|

60% Of US Households Can’t Afford Newly Built Homes

As potential homebuyers struggle to find affordable houses, new construction may not be a reliable fix. Prices for newly-constructed homes outpaced median income, pricing out most Americans, according to a study from real estate tech firm Knock.

Knock reported that prices for newly-constructed homes are unseasonably high, with August’s median new home price staying the same from July at $390,900. That price outpaces the national median household income, which has dropped 2.9% to $67,521 from 2019 to 2020. It is the first decline since 2011, and early forecasts show only small rebounds in 2021.

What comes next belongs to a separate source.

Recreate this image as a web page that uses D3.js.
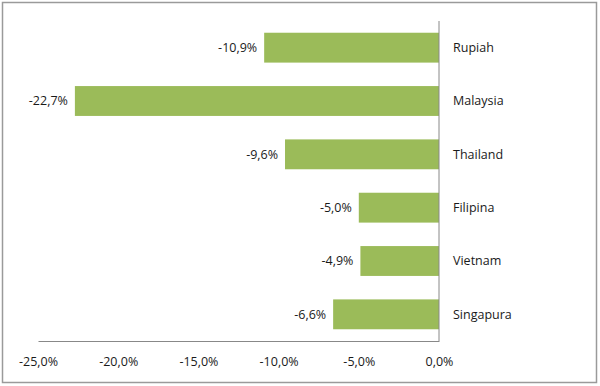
<!DOCTYPE html>
<html>
<head>
<meta charset="utf-8">
<script src="https://cdn.jsdelivr.net/npm/d3@7"></script>
<style>
	body { margin: 0; background: #fff; }
	text { font-family: "Open Sans", "DejaVu Sans", sans-serif; font-size: 12.5px; fill: #1a1a1a; }
</style>
</head>
<body>
<div id="graphicContainer"></div>
<script>
var countries = ["Rupiah", "Malaysia", "Thailand", "Filipina", "Vietnam", "Singapura"]
var changes = [-10.9, -22.7, -9.6, -5.0, -4.9, -6.6]
var ticks = [-25, -20, -15, -10, -5, 0]

var width = 600
var height = 386
var margin = {top: 21, right: 161, bottom: 45, left: 38}

var svg = d3.select("#graphicContainer").append("svg")
	.attr("width", width)
	.attr("height", height)

// chart frame
svg.append("rect")
	.attr("x", 2.5).attr("y", 2.5)
	.attr("width", 594).attr("height", 380)
	.attr("fill", "none")
	.attr("stroke", "#9a9a9a")
	.attr("stroke-width", 1.5)

var x = d3.scaleLinear().domain([-25, 0]).range([margin.left, width - margin.right])
var y = d3.scaleBand().domain(countries).range([margin.top, height - margin.bottom]).paddingInner(0.44).paddingOuter(0.22)

function fmt(d) { return d.toFixed(1).replace(".", ",") + "%" }

svg.selectAll(".bar")
	.data(countries)
	.enter().append("rect")
	.attr("class", "bar")
	.attr("x", function(d, i) { return x(changes[i]) })
	.attr("y", function(d) { return y(d) })
	.attr("width", function(d, i) { return x(0) - x(changes[i]) })
	.attr("height", y.bandwidth())
	.attr("fill", "#9bbb59")

svg.selectAll(".val")
	.data(countries)
	.enter().append("text")
	.attr("class", "val")
	.attr("x", function(d, i) { return x(changes[i]) - 7 })
	.attr("y", function(d) { return y(d) + y.bandwidth() / 2 })
	.attr("dy", "0.35em")
	.attr("text-anchor", "end")
	.text(function(d, i) { return fmt(changes[i]) })

svg.selectAll(".cat")
	.data(countries)
	.enter().append("text")
	.attr("class", "cat")
	.attr("x", x(0) + 14)
	.attr("y", function(d) { return y(d) + y.bandwidth() / 2 })
	.attr("dy", "0.35em")
	.text(function(d) { return d })

// axes
var xAxis = d3.axisBottom(x).tickValues(ticks).tickSize(0).tickPadding(16).tickFormat(fmt)
var gx = svg.append("g")
	.attr("transform", "translate(0," + (height - margin.bottom) + ")")
	.call(xAxis)
gx.select(".domain").attr("stroke", "#888")
gx.selectAll("text").attr("fill", "#1a1a1a").style("font-size", "12.5px")

svg.append("line")
	.attr("x1", x(0)).attr("x2", x(0))
	.attr("y1", margin.top).attr("y2", height - margin.bottom)
	.attr("stroke", "#888")
</script>
</body>
</html>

“To put things in perspective, the minimum total household income for a mortgage on a $390,900, with a 6% down payment, typically falls just under $80,000,” the report reads.

“At this level, nearly 60% of U.S. households would not be eligible.”

Sacramento topped the list of metros with the highest percentage of households unable to afford new construction, at 80%. Miami also hit 80%, followed by Las Vegas (65%), Phoenix (63%), and Denver (62%).

Even in the metros with the lowest percentage of priced-out households, the numbers remained high. San Antonio topped that list, but 49% of households were still below the threshold. Oklahoma City followed at 50%, along with Raleigh (50%), Minneapolis (51%), Atlanta (52%), and Dallas (52%).

Housing construction has been a major player in the current housing affordability crisis. Freddie Mac estimated the U.S. is short 3.8 million housing units. But while construction is in demand, labor shortages and supply chain problems have inflated prices.

The price of lumber hit an all-time high of more than $1,500 per thousand board feet in May and, though it dropped slightly over the summer, it’s rising once again. The National Association of Homebuilders (NAHB) has asked the Biden administration to focus on labor and construction materials in its efforts to increase affordable housing.

“Without large economies of scale, small businesses generally cannot negotiate bulk discounts on lumber and other key building materials,” said NAHB Chairman Chuck Fowke. “The effects of this uncertainty trickle all the way to the buyer, many of whom have balked at projects at the last minute due to unexpected price increases.”

There are shortages at all price levels, but lower-income earners are expected to be hit hardest by rising prices. Washington is trying to mitigate the lack of housing under $200k by expanding affordable housing programs. Freddie Mac announced plans to offer at least $3 billion in Single-Family affordable housing bonds. The bonds are intended to boost homeownership, especially in low-income markets.

“Through this new, multi-billion-dollar affordable housing bond program, we are providing focused liquidity, stability and affordability designed to bring sustainable homeownership opportunities to lower-income borrowers across the country. This is also intended to give investors a vehicle to invest in underserved communities,”  said Michael DeVito, CEO of Freddie Mac.

First-time homebuyers who often struggle to save for a down payment are also disadvantaged as prices rise. Older buyers who can tap their equity have an advantage in a cash-flooded market, so Millennials who are looking to buy their first home are being outbid.